The sovereignty of the Chagos Islands over the last few months has excited emotions on all sides of the Commons, for good reason. The islands have been part of Britain since 1810/14 and the islands have been of vital strategic importance ever since.

It’s not hard to see why as they sit just below the Red Sea and the Persian Gulf and close to the trade routes to India and the Far East.

In 1965, just prior to Mauritian independence, the British Indian Ocean Territory was created and in 1966 the United States government was given access to Diego Garcia. Mauritius achieved independence in 1968.

The Mauritian government contested British sovereignty very recently on the basis that the United Kingdom should not have detached British Indian Ocean Territory (BIOT) from Mauritius prior to independence.
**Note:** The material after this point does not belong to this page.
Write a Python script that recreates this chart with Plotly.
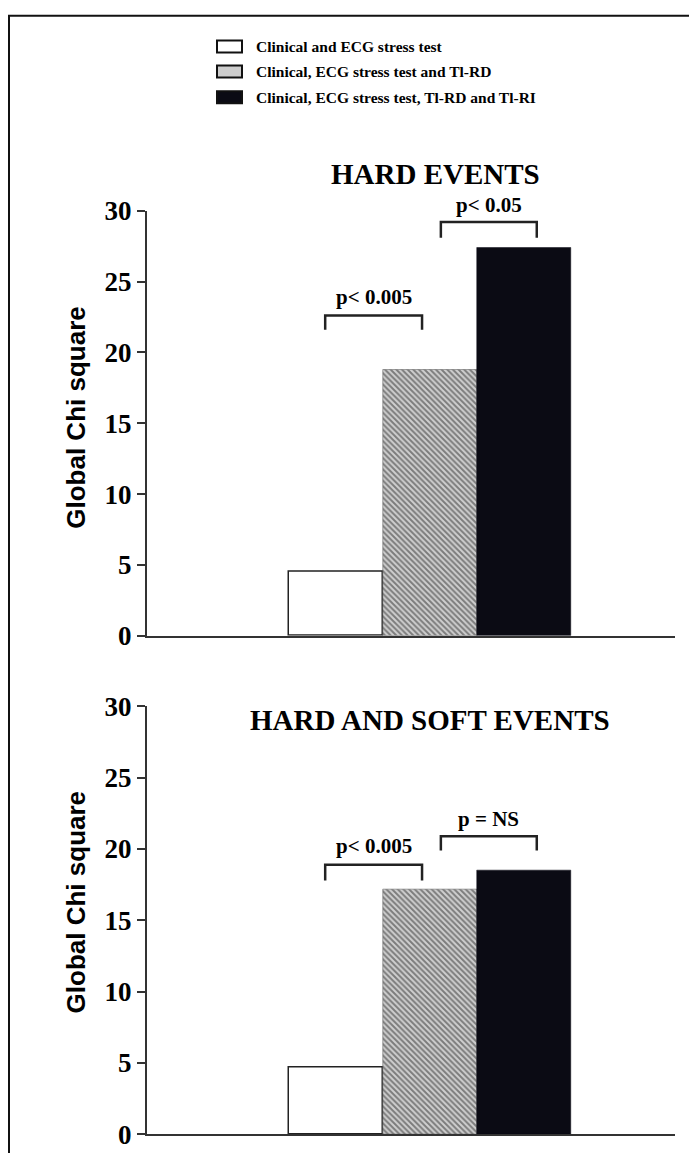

The International Court of Justice (ICJ) heard the case and gave a non-binding advisory opinion, in essence agreeing with the case from Mauritius.

Following the ICJ’s judgement, although I and many others didn’t believe they had to, the Conservative foreign secretary at the time started negotiations with the Mauritian government.

Let us not sign in haste, only to repent at leisure in the volatile years ahead

Labour’s decision to pursue this negotiation, and agree a deal to hand sovereignty back to Mauritius, is now under attack.

The case for Mauritius to take control of the Chagos Islands is disputed, particularly by the Chagossians, many of whom live and work in the UK. They make the case that the islands were administered for convenience over the years, from both the Seychelles and Mauritius, and that they are over 1,300 miles away from Mauritius.

The Chagossians also hold British Overseas Territories passports and are not citizens of Mauritius but simply want to be given the opportunity to return home to their islands.

Sadly, throughout these negotiations, both governments have failed to properly consult the Chagossians on what they want, until it was too late and after the agreement was struck.

There are significant problems with the deal as well, crucially the risk to the security of the Diego Garcia base. There would be nothing to stop a future Mauritian government from later on re-litigating the deal through the ICJ, creating significant issues for the US and the UK. Also, the 99-year lease agreed by the UK government with Mauritius is going to cost the British taxpayer huge sums of money.

Despite reassurances, the lease does not contain all of the surrounding Chagos islands, which will now be vulnerable without the protection of British sovereignty. As China eyes the Indian Ocean, it is vital the UK and US are able to block Chinese pressure to install listening posts. No deal like this is ever a perpetual guarantee.

The UK government refuses to publish the agreement so that we can scrutinise it in Parliament. Their utter refusal to tell the British taxpayers what they will have to shell out to secure the right to occupy the Diego Garcia base leaves us all fearing the worst.

What’s more, the Mauritanian government that the UK government negotiated the deal with has now been kicked out of power, which leaves this poor agreement in limbo.

This is a good opportunity to revisit the whole issue with a view to obtaining much stronger protections for the strategically vital base at Diego Garcia – by dint of not ceding sovereignty.

After all, it is becoming clearer by the day that US security forces in the Pentagon and beyond are deeply uneasy about this weak deal. The arrival of Donald Trump must now mean a suspension of the agreement, allowing time to understand the views of the new President-elect and his advisers, particularly with war raging in the Middle East and Ukraine.

In a dangerous world with democracy, human rights and the rule of law being challenged everywhere by totalitarian states is not the time to gamble with our security.

Let us not sign in haste, only to repent at leisure in the volatile years ahead.